This shouldn’t be lost.
Robert Carlson created a summary chart of thirteen (13) story structure overviews. Here’s his diagram (saved from a comment at reddit).
Across the top, note the Act I, Act II (parts A and B), and Act III divisions. Squinting at the chart so the details blur, I can spot four structures with those same three parts. Act I is Syd Field’s “Set-Up” which George Lucas calls “Introduce the Characters.” Billy Wilder gives it the figurative title of “Put a character up in a tree,” while Alfred Hitchcock plays summarize that as simply the “Proposition.”

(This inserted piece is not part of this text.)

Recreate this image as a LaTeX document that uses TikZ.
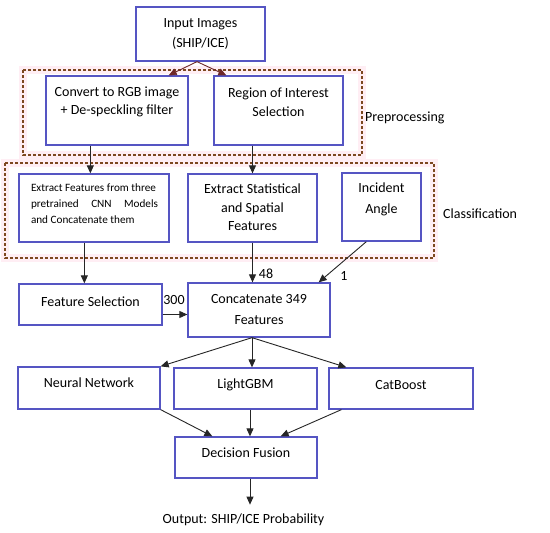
\documentclass[tikz,border=0pt]{standalone}
\usepackage{fontspec}
\setmainfont{Carlito}
\usetikzlibrary{arrows.meta,calc}
\definecolor{boxblue}{RGB}{85,85,195}
\definecolor{dashbrown}{RGB}{125,72,32}
\definecolor{halopink}{RGB}{255,238,244}
\definecolor{maroon}{RGB}{110,40,40}
\tikzset{
  box/.style={draw=boxblue,line width=1.3pt,fill=white,rectangle,inner sep=0pt},
  txt/.style={font=\fontsize{14}{20}\selectfont,align=center,inner sep=0pt},
  arr/.style={draw=black!85,line width=0.9pt,-{Triangle[length=8pt,width=7pt]}},
  marr/.style={draw=maroon,line width=0.9pt,-{Triangle[length=8pt,width=7pt]}},
  group/.style={draw=dashbrown,line width=1.3pt,dash pattern=on 3pt off 2pt},
  halo/.style={draw=halopink,line width=8pt}
}
\begin{document}
\begin{tikzpicture}[x=1pt,y=-1pt]
\useasboundingbox[fill=white] (0,0) rectangle (550,533);
% halos and group frames
\draw[halo] (23,70) rectangle (362,155);
\draw[halo] (5,163) rectangle (434,258);
\draw[group] (23,70) rectangle (362,155);
\draw[group] (5,163) rectangle (434,258);
\node[txt,anchor=west] (pre) at (365,118) {Preprocessing};
\node[txt,anchor=west] (cls) at (443,214) {Classification};
% boxes
\node[box,minimum width=129pt,minimum height=54pt] (inp) at (200.5,34) {};
\node[txt,font=\fontsize{14}{20}\selectfont] (inpt) at (200.5,34) {Input Images\\(SHIP/ICE)};
\node[box,minimum width=142pt,minimum height=69pt] (conv) at (117,110.5) {};
\node[txt,font=\fontsize{14}{18}\selectfont] (convt) at (117,101.5) {Convert to RGB image\\+ De-speckling filter};
\node[box,minimum width=129pt,minimum height=69pt] (roi) at (278.5,110.5) {};
\node[txt,font=\fontsize{14}{19}\selectfont] (roit) at (278.5,102.5) {Region of Interest\\Selection};
\node[box,minimum width=150pt,minimum height=68pt] (ef) at (94,208) {};
\node[txt,align=left,font=\fontsize{11.2}{16}\selectfont] (eft) at (94.5,204) {Extract Features from three\\\makebox[127pt][s]{pretrained CNN Models}\\and Concatenate them};
\node[box,minimum width=129pt,minimum height=68pt] (es) at (252.5,208) {};
\node[txt,font=\fontsize{14}{18.5}\selectfont] (est) at (252.5,207.5) {Extract Statistical\\and Spatial\\Features};
\node[box,minimum width=79pt,minimum height=68pt] (ia) at (381.5,207) {};
\node[txt,font=\fontsize{14}{21}\selectfont] (iat) at (381.5,199.5) {Incident\\Angle};
\node[box,minimum width=143pt,minimum height=41pt] (fs) at (90.5,304.5) {};
\node[txt] (fst) at (90.5,302) {Feature Selection};
\node[box,minimum width=142pt,minimum height=54pt] (cc) at (259,310) {};
\node[txt,font=\fontsize{14}{21}\selectfont] (cct) at (259,309.5) {Concatenate 349\\Features};
\node[box,minimum width=142pt,minimum height=42pt] (nn) at (89,388) {};
\node[txt] (nnt) at (89,383) {Neural Network};
\node[box,minimum width=143pt,minimum height=41pt] (lg) at (245.5,388.5) {};
\node[txt] (lgt) at (245.5,385) {LightGBM};
\node[box,minimum width=144pt,minimum height=41pt] (cb) at (401,388.5) {};
\node[txt] (cbt) at (401,385) {CatBoost};
\node[box,minimum width=142pt,minimum height=41pt] (df) at (246,457.5) {};
\node[txt] (dft) at (246,453) {Decision Fusion};
\node[txt] (out) at (243.5,520) {Output: SHIP/ICE Probability};
% connectors
\coordinate (i0) at ($(inp.south)+(-3.5,0)$);
\draw[marr] (i0) -- ($(conv.north east)+(-20,0)$);
\draw[marr] (i0) -- ($(roi.north west)+(13,0)$);
\coordinate (c0) at ($(conv.south west)+(45,0)$);
\draw[arr] (c0) -- (c0 |- ef.north);
\draw[arr] (es.north |- roi.south) -- (es.north);
\coordinate (e0) at ($(ef.south west)+(66,0)$);
\draw[arr] (e0) -- (e0 |- fs.north);
\draw[arr] (es.south) -- (es.south |- cc.north);
\node[txt] (n48) at (266,274) {48};
\draw[arr] ($(ia.south west)+(25,0)$) -- ($(cc.north east)+(-12,0)$);
\node[txt] (n1) at (344,276) {1};
\coordinate (f0) at ($(fs.east)+(0,10)$);
\draw[arr] (f0) -- (f0 -| cc.west);
\node[txt] (n300) at (174,300) {300};
\coordinate (k0) at ($(cc.south)+(-7,0)$);
\draw[arr] (k0) -- (nn.north east);
\draw[arr] (k0) -- (k0 |- lg.north);
\draw[arr] (k0) -- ($(cb.north west)+(18,0)$);
\draw[arr] (nn.south east) -- ($(df.north west)+(38,0)$);
\coordinate (l0) at ($(lg.south)+(4.5,0)$);
\draw[arr] (l0) -- (l0 |- df.north);
\draw[arr] ($(cb.south west)+(13,0)$) -- ($(df.north east)+(-37,0)$);
\coordinate (d0) at ($(df.south)+(4,0)$);
\coordinate (d1) at ($(d0)+(0,26)$);
\draw[arr] (d0) -- (d1);
\end{tikzpicture}
\end{document}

My favorite, the Seven Point system, isn’t included by name, but it is almost the same as that from Nigel Watts, the third contributor in the left-most column. Nigel divides the “Resolution” in the Seven Point system into two parts, “Reversal” and “Resolution” whereas the Seven Point system calls it merely, “Resolution.” I agree that Act III does need to be divided but “Reversal” is, in my opinion, the wrong word. I would’ve preferred something like “Preparation” to suggest the protagonist is getting ready to make his final assault on the bad guy.

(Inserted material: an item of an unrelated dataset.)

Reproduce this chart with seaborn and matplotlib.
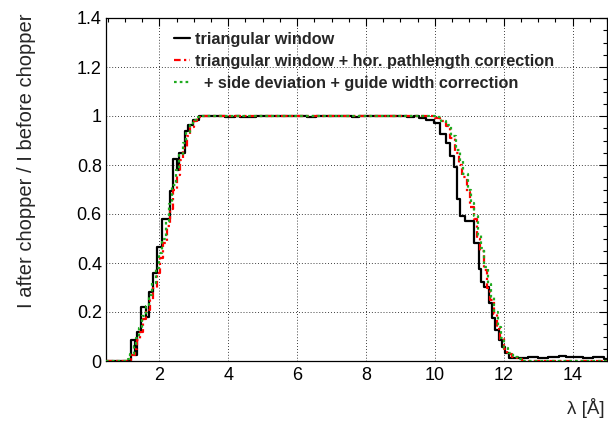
import numpy as np
import pandas as pd
import matplotlib
matplotlib.use("Agg")
import matplotlib.pyplot as plt
from matplotlib.ticker import MultipleLocator, FuncFormatter
import seaborn as sns

# ---- data (step start positions in Angstrom and bin values) ----
black_lam = [0.45, 1.18, 1.30, 1.36, 1.47, 1.60, 1.70, 1.82, 1.92, 2.09, 2.31, 2.40, 2.51, 2.58,
             2.73, 2.84, 2.98, 3.15, 3.90, 4.20, 4.35, 4.80, 5.10, 6.30, 6.55, 7.60, 7.80,
             9.20, 9.40, 9.55, 9.75, 9.97, 10.16, 10.31, 10.45, 10.55, 10.65, 10.74, 10.89,
             11.13, 11.27, 11.35, 11.42, 11.56, 11.66, 11.76, 11.86, 11.95, 12.05, 12.15,
             12.40, 12.70, 13.00, 13.30, 13.60, 13.80, 14.00, 14.30, 14.60, 14.90, 15.00]
black_val = [0.0, 0.085, 0.025, 0.12, 0.22, 0.18, 0.28, 0.36, 0.465, 0.58, 0.695, 0.825, 0.78, 0.85,
             0.94, 0.965, 0.985, 1.0, 0.995, 1.0, 0.994, 0.998, 1.0, 0.996, 1.0, 0.997, 1.0,
             0.994, 0.998, 0.99, 0.985, 0.973, 0.926, 0.891, 0.837, 0.79, 0.661, 0.593, 0.573,
             0.48, 0.377, 0.322, 0.302, 0.235, 0.174, 0.126, 0.085, 0.058, 0.031, 0.011,
             0.012, 0.015, 0.012, 0.015, 0.02, 0.015, 0.018, 0.012, 0.015, 0.01, 0.01]

red_lam = [0.45, 1.10, 1.18, 1.28, 1.34, 1.44, 1.53, 1.62, 1.72, 1.82, 1.92, 2.02, 2.11, 2.21,
           2.31, 2.40, 2.50, 2.60, 2.70, 2.80, 2.90, 3.00, 3.10, 3.20, 9.80, 10.00, 10.16,
           10.31, 10.45, 10.60, 10.70, 10.79, 10.93, 11.03, 11.13, 11.22, 11.32, 11.42, 11.52,
           11.61, 11.71, 11.81, 11.90, 12.00, 12.10, 12.24, 12.39, 12.54, 15.00]
red_val = [0.0, 0.005, 0.025, 0.05, 0.085, 0.12, 0.17, 0.21, 0.25, 0.30, 0.36, 0.42, 0.48, 0.55,
           0.62, 0.70, 0.76, 0.82, 0.87, 0.92, 0.955, 0.98, 0.995, 1.0, 0.998, 0.99, 0.98,
           0.96, 0.91, 0.85, 0.80, 0.75, 0.69, 0.63, 0.58, 0.50, 0.45, 0.37, 0.30,
           0.25, 0.19, 0.13, 0.09, 0.05, 0.03, 0.015, 0.007, 0.0, 0.0]

green_lam = [0.45, 1.08, 1.16, 1.26, 1.33, 1.42, 1.51, 1.60, 1.70, 1.80, 1.90, 2.00, 2.09, 2.19,
             2.29, 2.38, 2.48, 2.58, 2.68, 2.78, 2.88, 2.98, 3.08, 3.18, 10.00, 10.18,
             10.33, 10.47, 10.62, 10.72, 10.81, 10.95, 11.05, 11.15, 11.24, 11.34, 11.44, 11.54,
             11.63, 11.73, 11.83, 11.92, 12.02, 12.12, 12.26, 12.41, 12.56, 15.00]
green_val = [0.0, 0.008, 0.03, 0.06, 0.095, 0.135, 0.185, 0.225, 0.27, 0.32, 0.38, 0.44, 0.50, 0.57,
             0.64, 0.72, 0.78, 0.84, 0.89, 0.935, 0.965, 0.985, 0.997, 1.002, 0.995, 0.98,
             0.965, 0.92, 0.86, 0.815, 0.765, 0.70, 0.645, 0.59, 0.515, 0.46, 0.385, 0.315,
             0.26, 0.20, 0.14, 0.095, 0.055, 0.032, 0.016, 0.007, 0.0, 0.0]

labels = ["triangular window",
          "triangular window + hor. pathlength correction",
          "  + side deviation + guide width correction"]
x_ticks = [2, 4, 6, 8, 10, 12, 14]
y_ticks = [0, 0.2, 0.4, 0.6, 0.8, 1.0, 1.2, 1.4]

# ---- style ----
sns.set_style("white")
plt.rcParams["font.family"] = ["Liberation Sans", "DejaVu Sans"]

fig = plt.figure(figsize=(6.08, 4.24), dpi=100)
ax = fig.add_axes([106 / 608, 1 - 361 / 424, (607 - 106) / 608, (361 - 18) / 424])

df_b = pd.DataFrame({"lam": black_lam, "v": black_val})
df_r = pd.DataFrame({"lam": red_lam, "v": red_val})
df_g = pd.DataFrame({"lam": green_lam, "v": green_val})

sns.lineplot(data=df_b, x="lam", y="v", ax=ax, color="black", lw=1.6,
             drawstyle="steps-post", estimator=None, errorbar=None, sort=False, zorder=3)
sns.lineplot(data=df_r, x="lam", y="v", ax=ax, color="#ff0000", lw=1.6,
             linestyle=(0, (3, 1.5, 1, 1.5)),
             drawstyle="steps-post", estimator=None, errorbar=None, sort=False, zorder=4)
sns.lineplot(data=df_g, x="lam", y="v", ax=ax, color="#1faa1f", lw=1.6,
             linestyle=(0, (1.2, 1.4)),
             drawstyle="steps-post", estimator=None, errorbar=None, sort=False, zorder=5)

ax.set_xlim(0.45, 15.0)
ax.set_ylim(0, 1.4)
ax.set_xticks(x_ticks)
ax.set_yticks(y_ticks)
ax.xaxis.set_minor_locator(MultipleLocator(0.5))
ax.yaxis.set_minor_locator(MultipleLocator(0.05))
ax.yaxis.set_major_formatter(FuncFormatter(lambda v, p: "{:g}".format(round(v, 2))))
ax.xaxis.set_major_formatter(FuncFormatter(lambda v, p: "{:g}".format(v)))
ax.tick_params(which="both", direction="in", top=True, right=True, colors="black",
               labelsize=13)
ax.tick_params(which="major", length=5.5, width=0.8)
ax.tick_params(which="minor", length=2.8, width=0.8)
ax.tick_params(axis="x", which="major", pad=4)
ax.tick_params(axis="y", which="major", pad=3)
for s in ax.spines.values():
    s.set_color("black")
    s.set_linewidth(0.9)
ax.grid(True, which="major", color="black", linestyle=(0, (1, 2.5)), lw=0.6)
ax.set_xlabel("")
ax.set_ylabel("")

fig.text(605 / 608, 1 - 408 / 424, "λ [Å]", ha="right", va="center", fontsize=13.5)
fig.text(27 / 608, 1 - 13 / 424, "I after chopper / I before chopper", rotation=90,
         ha="center", va="top", fontsize=14.5)

handles = ax.get_lines()[:3]
leg = ax.legend(handles, labels, loc="upper left", bbox_to_anchor=(68 / 501, 1 - 14 / 343),
                frameon=False, prop={"weight": "bold", "size": 11.7},
                handlelength=1.0, handletextpad=0.3, labelspacing=0.42, borderaxespad=0,
                borderpad=0)

fig.savefig("out.png", dpi=100)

And none of these structures include what I now think of as the eighth point in the Seven Point system. It comes first, often in the first page, first paragraph, and sometimes the first sentence of a novel. It is a Trigger Event that precipitates everything that follows. Rather than a somewhat leisurely exploration of the “Ordinary World” of the protagonist, many recent works–books and, in particular, movies–start with a bang! Some event, perhaps a grisly murder, a crafty theft, or the arrival of an unknown craft from deep space, transforms the setting. We may see the remnants of what was that “Ordinary World,” but we recognize the future will be different.
Regardless, for students and practitioners of the craft of story-making, this summary chart is a marvelous creation. I tip my hat to Robert Carlson where ever he may be in the universe.